I have received feedback from my tutor regarding my original Assignment 1 for Contextual Studies. Here I have described my reasoning for the changes I made highlighted in red to Assignment 1 – Contextual Studies. This is to give the viewer a better insight into my thinking behind the changes.
(1) The changing of terms ‘a scene’ to ‘a real life scene’ might seem trivial but it is important here. If a photograph is not referring to a real life scene (like with a painting), then the photograph is of a scene distinct from reality. Since my own photography for Body of Work has been of real life scenes, the photographs have not been distinguished from their referents.
(2) By selecting the timing and framing of when/how the photograph was taken, the photographer is making choices and judgements which affect how the photograph will turn out. it is notable that the election of timing and framing may be subjective but as my tutor pointed out: the subject matter ‘is very much ‘objective’ and out there’. I was confusing subjectivity with a communication device. This misunderstanding developed further on in the essay which is why I omitted paragraph 6 of the original.
(3) Adding the adjective ‘suspicious’ added information on how the advent of digital photography was received.
(4) It became ‘much’ easier to manipulate images with the advent of digital photography.

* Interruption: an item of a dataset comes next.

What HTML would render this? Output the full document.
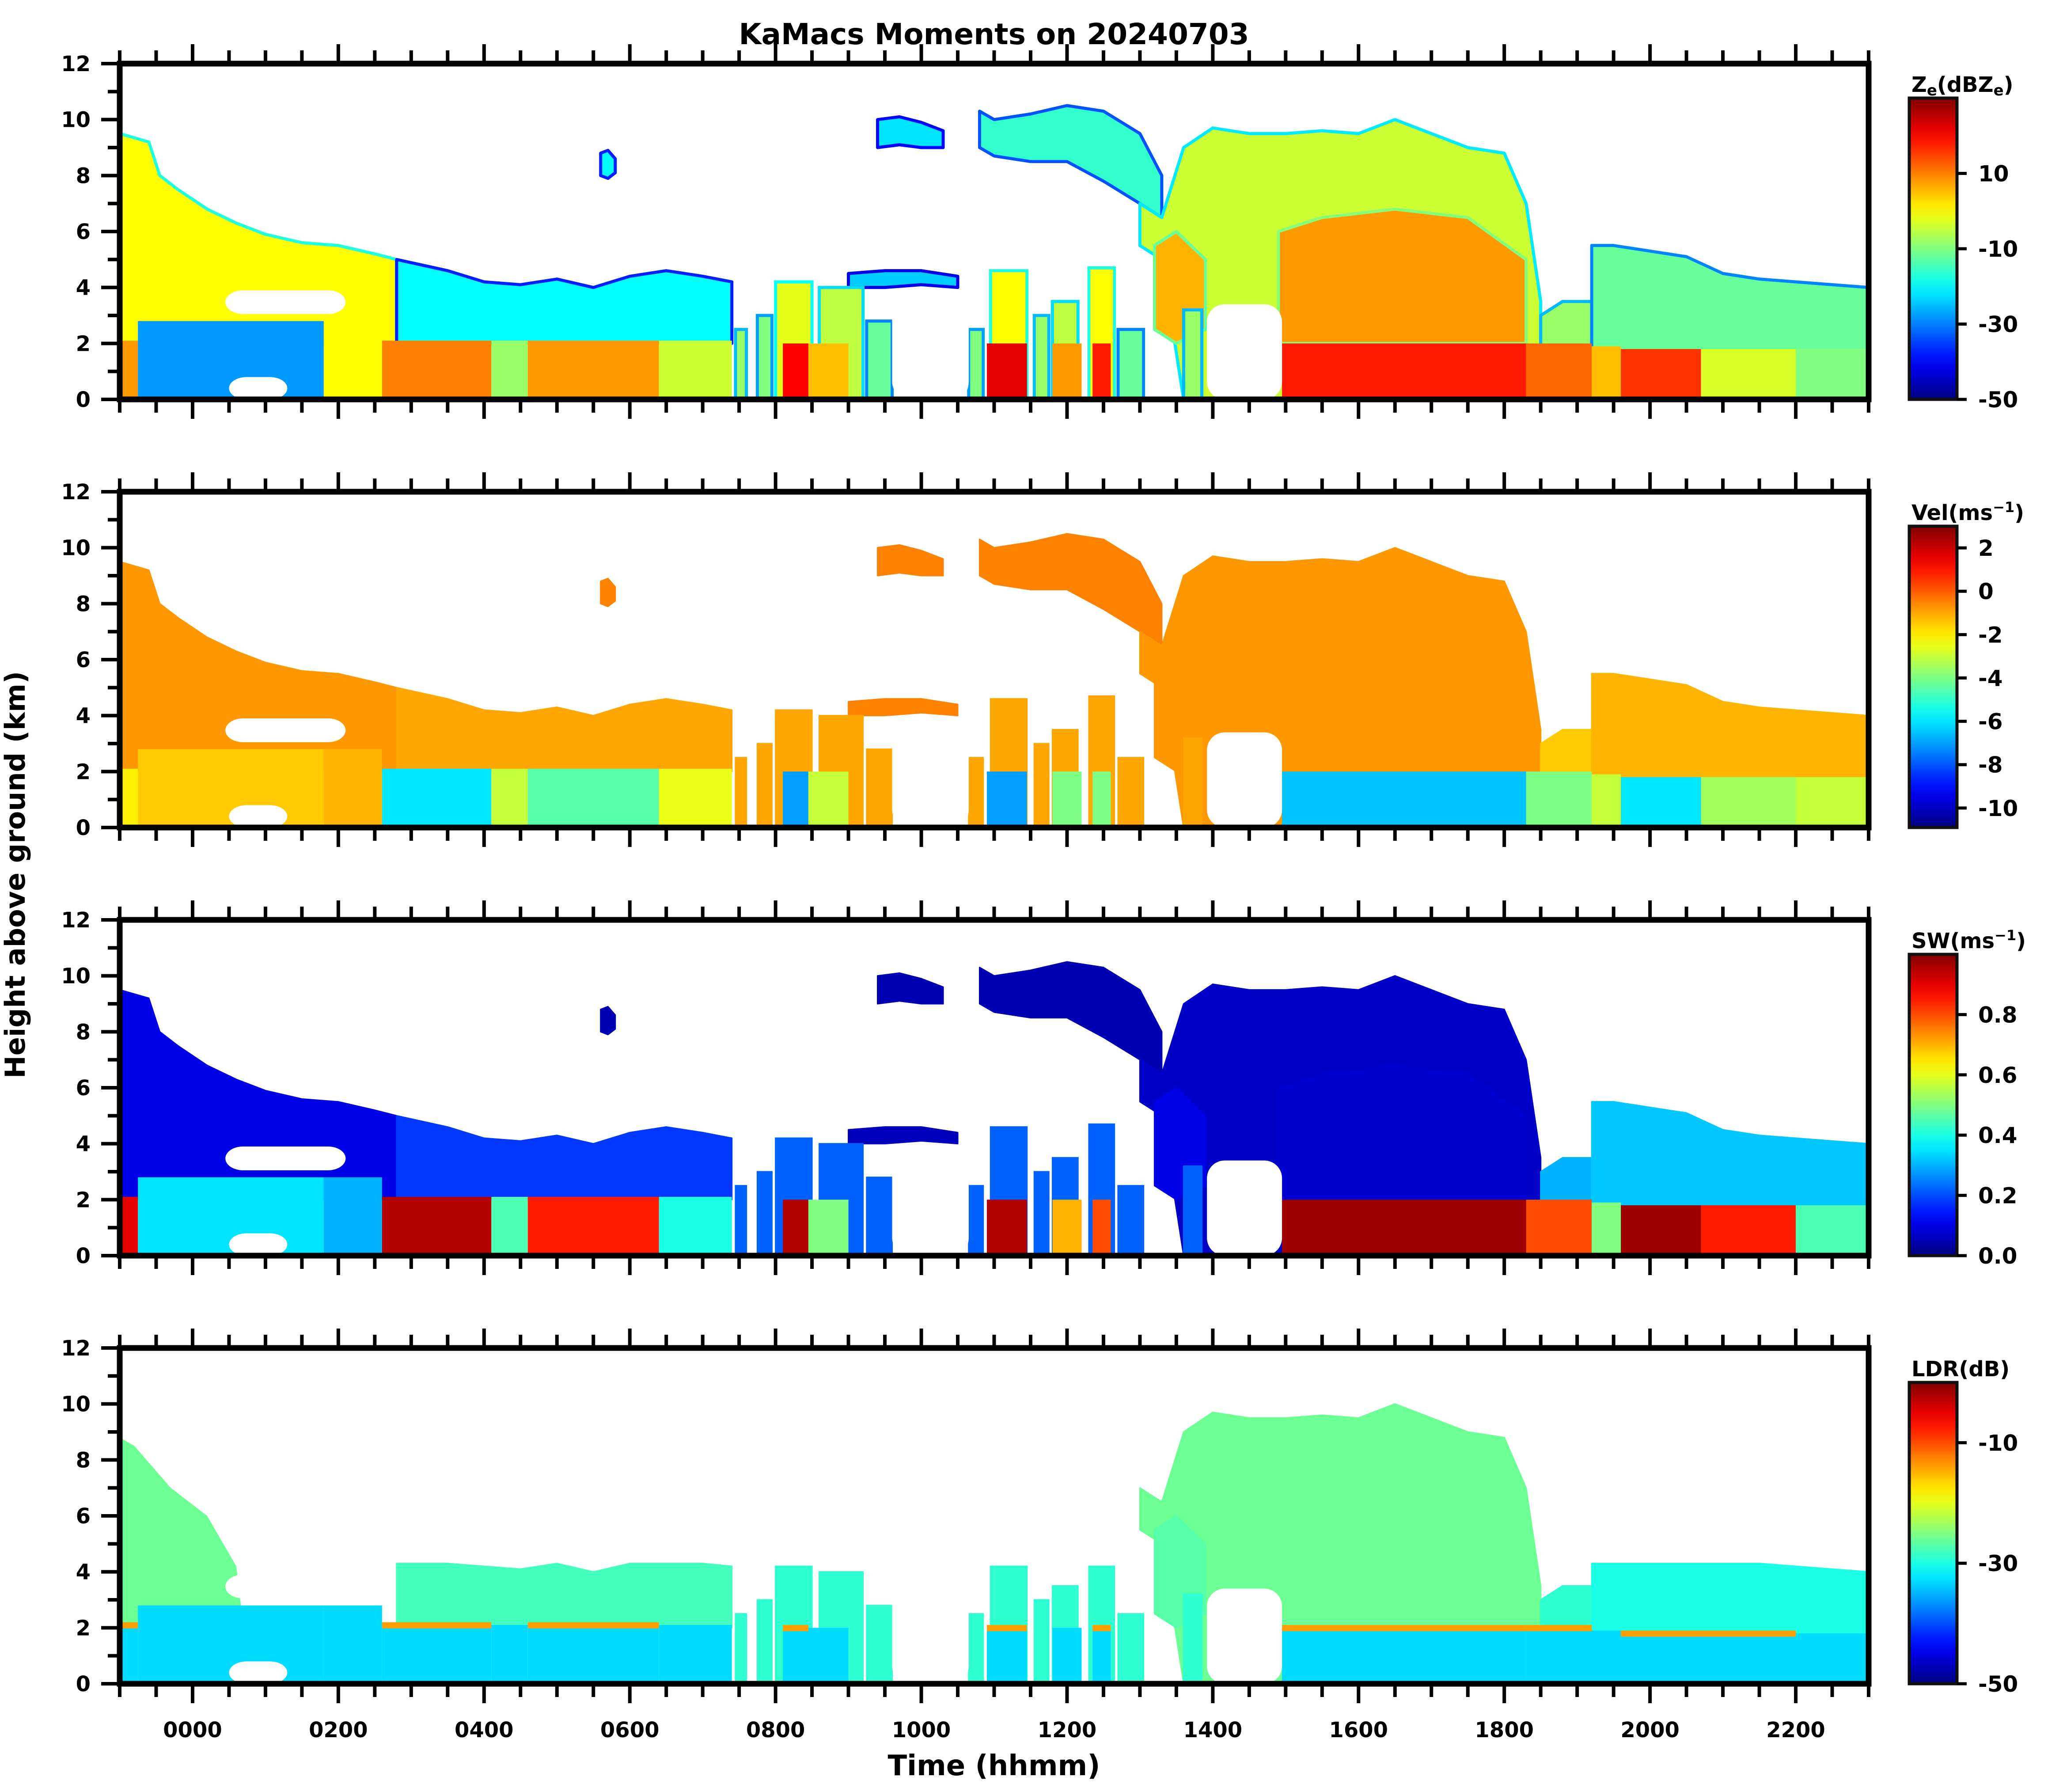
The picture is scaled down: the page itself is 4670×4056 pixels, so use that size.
<!DOCTYPE html>
<html><head><meta charset="utf-8"><style>
html,body{margin:0;padding:0;background:#fff}
svg{display:block}
text{font-family:"DejaVu Sans","Liberation Sans",sans-serif;font-weight:bold;fill:#000}
</style></head><body>
<svg id="fig" width="4670" height="4056" viewBox="0 0 4670 4056" xmlns="http://www.w3.org/2000/svg">
<text x="2250" y="100" font-size="66" text-anchor="middle">KaMacs Moments on 20240703</text>
<text x="0" y="0" font-size="62" text-anchor="middle" transform="translate(56,1980) rotate(-90)">Height above ground (km)</text>
<text x="2250" y="4018" font-size="64" text-anchor="middle">Time (hhmm)</text>
</svg>
<script>
// ---- data (time in hours from 0000, heights in km) ----
const regionNames = ['stratA','midB','upperIce','upperSmall','blip','elevLayer','bigCloud','bigCore','preCore','tail','late'];
const regionT = [
 [-1,-0.6,-0.45,-0.2,0.2,0.6,1.0,1.5,2.0,2.5,2.8],
 [2.8,3.5,4.0,4.5,5.0,5.5,6.0,6.5,7.0,7.4],
 [10.8,11.0,11.5,12.0,12.5,13.0,13.3],
 [9.4,9.7,10.0,10.3],
 [5.6,5.7,5.8],
 [9.0,9.5,10.0,10.5],
 [13.0,13.3,13.6,14.0,14.5,15.0,15.5,16.0,16.5,17.0,17.5,18.0,18.3,18.5],
 [14.9,15.5,16.5,17.5,18.3],
 [13.2,13.5,13.9],
 [18.5,18.8,19.2],
 [19.2,19.5,20.0,20.5,21.0,21.5,22.0,22.5,23.0]
];
const regionTop = [
 [9.5,9.2,8.0,7.5,6.8,6.3,5.9,5.6,5.5,5.2,5.0],
 [5.0,4.6,4.2,4.1,4.3,4.0,4.4,4.6,4.4,4.2],
 [10.3,10.0,10.2,10.5,10.3,9.5,8.0],
 [10.0,10.1,9.9,9.6],
 [8.8,8.9,8.6],
 [4.5,4.6,4.6,4.4],
 [7.0,6.5,9.0,9.7,9.5,9.5,9.6,9.5,10.0,9.5,9.0,8.8,7.0,3.5],
 [6.0,6.5,6.8,6.5,5.0],
 [5.5,6.0,5.0],
 [3.0,3.5,3.5],
 [5.5,5.5,5.3,5.1,4.5,4.3,4.2,4.1,4.0]
];
const regionBase = [
 [2,2,2,2,2,2,2,2,2,2,2],
 [2,2,2,2,2,2,2,2,2,2],
 [9.0,8.7,8.5,8.5,7.8,7.0,6.5],
 [9.0,9.1,9.0,9.0],
 [8.0,7.9,8.1],
 [4.0,4.0,4.1,4.0],
 [5.5,5.0,0,0,0,0,0,0,0,0,0,0,0,0],
 [2,2,2,2,2],
 [2.5,2.0,2.5],
 [0,0,0],
 [0,0,0,0,0,0,0,0,0]
];
const regionZ   = [0,-20,-16,-22,-20,-24,-4,8,6,-8,-12];
const regionVel = [-0.8,-1,-0.5,-0.5,-0.5,-0.5,-0.8,-0.8,-0.8,-1.5,-1.2];
const regionSW  = [0.1,0.18,0.05,0.05,0.05,0.06,0.07,0.08,0.1,0.3,0.32];
const regionLDR = [null,-28,null,null,null,null,-26,-26,-27,-29,-30];
// early cloud seen by LDR
const ldrEarlyT = [-1,-0.8,-0.3,0.2,0.6,0.7];
const ldrEarlyTop = [8.8,8.5,7.0,6.0,4.2,2.0];
// convective towers [t0,t1,top]
const towerT0 = [7.45,7.75,8.0,8.6,9.25,10.65,10.95,11.55,11.8,12.3,12.7,13.6];
const towerT1 = [7.6,7.95,8.5,9.2,9.6,10.85,11.45,11.75,12.15,12.65,13.05,13.85];
const towerTop = [2.5,3.0,4.2,4.0,2.8,2.5,4.6,3.0,3.5,4.7,2.5,3.2];
const towerZ = [-8,-10,-2,-5,-12,-10,0,-8,-5,0,-12,-8];
// low layer segments (0 - top km)
const lowT0 = [-1,-0.75,1.8,2.6,4.1,4.6,6.4,8.1,8.45,10.9,11.8,12.35,14.95,18.3,19.2,19.6,20.7,22.0];
const lowT1 = [-0.75,1.8,2.6,4.1,4.6,6.4,7.4,8.45,9.0,11.45,12.2,12.6,18.3,19.2,19.6,20.7,22.0,23.0];
const lowTop = [2.1,2.8,2.8,2.1,2.1,2.1,2.1,2.0,2.0,2.0,2.0,2.0,2.0,2.0,1.9,1.8,1.8,1.8];
const lowZ   = [8,-28,0,10,-8,8,-4,20,5,22,8,18,18,12,5,16,-3,-10];
const lowVel = [-2,-1.5,-1.2,-6,-3,-4.5,-2.5,-7,-3,-7,-4,-4,-6.5,-4,-3,-6,-3.5,-3];
const lowSW  = [0.9,0.35,0.3,0.95,0.45,0.85,0.4,0.95,0.5,0.95,0.7,0.8,0.97,0.8,0.5,0.97,0.85,0.45];
const lowLDR = [-33,-33,-33,-33,-33,-33,-33,-33,-33,-33,-33,-33,-33,-33,-33,-33,-33,-33];
// empty gaps [t0,t1,bottom,top]
const gapT0 = [0.45,0.5,13.92,9.6,10.3];
const gapT1 = [2.1,1.3,14.95,10.65,10.65];
const gapB  = [3.05,0.0,0.0,0.0,0.0];
const gapTop= [3.9,0.8,3.4,3.9,3.9];
// colorbar ranges and ticks
const cbMin = [-50,-10.9,0,-50];
const cbMax = [30,3.0,1.0,0];
const cbTicks = [[10,-10,-30,-50],[2,0,-2,-4,-6,-8,-10],[0.8,0.6,0.4,0.2,0.0],[-10,-30,-50]];
const cbTickLabels = [['10','-10','-30','-50'],['2','0','-2','-4','-6','-8','-10'],['0.8','0.6','0.4','0.2','0.0'],['-10','-30','-50']];
const xTickHours = [0,2,4,6,8,10,12,14,16,18,20,22];
const xTickLabels = ['0000','0200','0400','0600','0800','1000','1200','1400','1600','1800','2000','2200'];
const yTicks = [0,2,4,6,8,10,12];

// ---- layout ----
const NS='http://www.w3.org/2000/svg';
const svg=document.getElementById('fig');
const L=271,R=4230,PH=760;
const panelTops=[144,1113,2082,3051];
const panelKeys=['ze','vel','sw','ldr'];
function X(t){return L+(t+1)*(R-L)/24;}
function mk(tag,attrs,parent){const e=document.createElementNS(NS,tag);for(const k in attrs)e.setAttribute(k,attrs[k]);(parent||svg).appendChild(e);return e;}
function jet(x){x=Math.max(0,Math.min(1,x));const c=v=>Math.round(255*Math.max(0,Math.min(1,v)));
 return 'rgb('+c(1.5-Math.abs(4*x-3))+','+c(1.5-Math.abs(4*x-2))+','+c(1.5-Math.abs(4*x-1))+')';}

panelKeys.forEach((key,p)=>{
 const top=panelTops[p],bot=top+PH;
 const Y=h=>bot-h*PH/12;
 const norm=v=>(v-cbMin[p])/(cbMax[p]-cbMin[p]);
 const g=mk('g',{});
 
 
 const cid='clip'+p;
 const cp=mk('clipPath',{id:cid},g);
 mk('rect',{x:L,y:top,width:R-L,height:PH},cp);
 const d=mk('g',{'clip-path':'url(#'+cid+')'},g);
 
 
 const val=(i,arrZ,arrV,arrS,arrL)=>[arrZ,arrV,arrS,arrL][p][i];
 const edge=(v)=>p===0?jet(norm(v)-0.22):jet(norm(v));
 const sw=p===0?7:3;
 // regions
 regionNames.forEach((nm,i)=>{
  let v=val(i,regionZ,regionVel,regionSW,regionLDR);
  if(v===null)return;
  const ts=regionT[i],tp=regionTop[i],bs=regionBase[i];
  let pts=ts.map((t,j)=>X(t)+','+Y(p===3&&nm!=='bigCloud'&&nm!=='bigCore'&&nm!=='preCore'?Math.min(tp[j],4.3):tp[j]));
  for(let j=ts.length-1;j>=0;j--)pts.push(X(ts[j])+','+Y(bs[j]));
  const e=mk('polygon',{points:pts.join(' '),fill:jet(norm(v)),stroke:edge(v),'stroke-width':sw,'stroke-linejoin':'round'},d);
  
  
 });
 if(p===3){
  let pts=ldrEarlyT.map((t,j)=>X(t)+','+Y(ldrEarlyTop[j]));
  pts.push(X(0.7)+','+Y(2),X(-1)+','+Y(2));
  const e=mk('polygon',{points:pts.join(' '),fill:jet(norm(-26))},d);
  
  
 }
 // towers
 towerT0.forEach((t0,i)=>{
  const vs=[towerZ[i],-1,0.22,-29];
  const v=vs[p];
  const tp=p===3?Math.min(towerTop[i],4.2):towerTop[i];
  const e=mk('rect',{x:X(t0),y:Y(tp),width:X(towerT1[i])-X(t0),height:Y(0)-Y(tp),fill:jet(norm(v)),stroke:edge(v),'stroke-width':sw},d);
  
  
 });
 // low layer
 lowT0.forEach((t0,i)=>{
  const v=val(i,lowZ,lowVel,lowSW,lowLDR);
  if(v===null)return;
  const e=mk('rect',{x:X(t0),y:Y(lowTop[i]),width:X(lowT1[i])-X(t0),height:Y(0)-Y(lowTop[i]),fill:jet(norm(v))},d);
  
  
  if(p===3&&lowSW[i]>0.75){
   const b=mk('rect',{x:X(t0),y:Y(lowTop[i]+0.1),width:X(lowT1[i])-X(t0),height:Y(0)-Y(0.22),fill:jet(norm(-14))},d);
   
   
  }
 });
 // gaps
 gapT0.forEach((t0,i)=>{
  const e=mk('rect',{x:X(t0),y:Y(gapTop[i]),width:X(gapT1[i])-X(t0),height:Y(gapB[i])-Y(gapTop[i]),rx:40,fill:'#fff'},d);
  
  
 });
 // ticks x (top and bottom)
 for(let k=0;k<=48;k++){
  const t=-1+k*0.5;const x=X(t);const major=(Math.abs(t%2)<1e-6);
  const len=major?44:30;
  mk('line',{x1:x,x2:x,y1:top,y2:top-len,stroke:'#000','stroke-width':8},g);
  mk('line',{x1:x,x2:x,y1:bot,y2:bot+len,stroke:'#000','stroke-width':8},g);
 }
 // y ticks
 for(let h=0;h<=12;h++){
  const len=h%2===0?42:27;
  mk('line',{x1:L,x2:L-len,y1:Y(h),y2:Y(h),stroke:'#000','stroke-width':8},g);
 }
 yTicks.forEach(h=>{
  const t=mk('text',{x:205,y:Y(h)+17,'font-size':48,'text-anchor':'end'},g);
  t.textContent=String(h);
  
  
 });
 // frame
 const fr=mk('rect',{x:L,y:top,width:R-L,height:PH,fill:'none',stroke:'#000','stroke-width':13},g);
 
 
 // colorbar
 const cbT=top+78,cbX=4322,cbW=108;
 const gid='grad'+p;
 const lg=mk('linearGradient',{id:gid,x1:0,y1:1,x2:0,y2:0},g);
 for(let s=0;s<=20;s++)mk('stop',{offset:s/20,'stop-color':jet(s/20)},lg);
 const cb=mk('rect',{x:cbX,y:cbT,width:cbW,height:bot-cbT,fill:'url(#'+gid+')',stroke:'#111','stroke-width':7},g);
 
 
 cbTicks[p].forEach((v,i)=>{
  const y=bot-(v-cbMin[p])/(cbMax[p]-cbMin[p])*(bot-cbT);
  mk('line',{x1:cbX+cbW,x2:cbX+cbW+22,y1:y,y2:y,stroke:'#000','stroke-width':7},g);
  const t=mk('text',{x:4478,y:y+18,'font-size':50},g);
  t.textContent=cbTickLabels[p][i];
  
  
 });
 const tt=mk('text',{x:4327,y:cbT-14,'font-size':48},g);
 
 
 if(p===0){tt.innerHTML='Z<tspan font-size="34" dy="8">e</tspan><tspan dy="-8">(dBZ</tspan><tspan font-size="34" dy="8">e</tspan><tspan dy="-8">)</tspan>';}
 else if(p===1){tt.innerHTML='Vel(ms<tspan font-size="32" dy="-18">−1</tspan><tspan dy="18">)</tspan>';}
 else if(p===2){tt.innerHTML='SW(ms<tspan font-size="32" dy="-18">−1</tspan><tspan dy="18">)</tspan>';}
 else {tt.textContent='LDR(dB)';}
 if(p===3){
  xTickHours.forEach((h,i)=>{
   const t=mk('text',{x:X(h),y:3932,'font-size':48,'text-anchor':'middle'},g);
   t.textContent=xTickLabels[i];
   
   
  });
 }
});
</script>
</body></html>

(5) Although my tutor felt the second quote I referenced from Kember (1996:205) was good it also was introducing a separate thread of authenticity of photography through society and culture. This was correct, I was trying to develop this as a separate thread. For the sake of simplicity I’ve decided to omit that quote from the essay. I did think about putting it at the end as part of the conclusion. It might have read something like: ‘I feel while the semiotics behind the photograph might alter, in my current practice at least I will cling on to my ‘psychic baggage’ – (Cotton, 2015:5) because I have a conventional idea of what a photograph should look like. Despite these aspects of verisimilitude and realism affecting the truth claim of photography, (Kember, 1996:205) also maintains ‘photography is clearly much more than a particular technology of image-making. It is also a social and cultural practice embedded in history and human agency.’ These social and cultural practices are connected to the authenticity of the image because the viewer of a photographic project has come to expect (historically; especially due to analog photography’s more difficult manipulability) that the work the photographer produces is authentic. Social and cultural practices may arguably have a more important role to play in the truth claim of photography than aesthetics and the aspects of verisimilitude and realism which also affect it.
(6) Grammar.
(7) I agree with my tutor now that the reason photography will always retain an element of the real is not because of its historical ties but because of its verisimilitude which is socially desirable and used.
(8) Building upon point (7).
(9) ‘Represent’ sounds more professional and is more accurate than ‘looks like’.
(10) I finally realised this essay was indeed about aesthetics! I didn’t think it was while I was writing it.
(11) I overthought and didn’t understand the term ‘photorealistic’ when reading Charlotte Cotton’s (2015) essay Photography is Magic. As a consequence there are many times I used that term in the essay when actually the term I meant was simply ‘realistic’.
(12) I used ‘plays with the photorealistic’ originally when actually I meant ‘plays with the real’.
(13) Here I changed 3 terms: ‘iconicity’ to ‘verisimilitude’, ‘indexicality’ to ‘faithfulness’ and of course ‘photorealistic’ to ‘realistic’. I realised I had not fully understood the terms indexicality, iconicity and photorealistic and they were not used accurately.
(14) ‘Truth quality’ relates back to the title of the essay.
(15) I would say the photograph is made at the scene rather than by the scene.
(16) I tried to make an unclear sentence, made so by inaccurate terminology, better by using more accurate terminology.
References:
Cotton, C. (2015) Photography is Magic. New York: Aperture.
Kember, S. (2003) ‘The Shadow of the Object: photography and realism’ In: Wells, L. (eds.) The Photography Reader. Oxon: Routledge.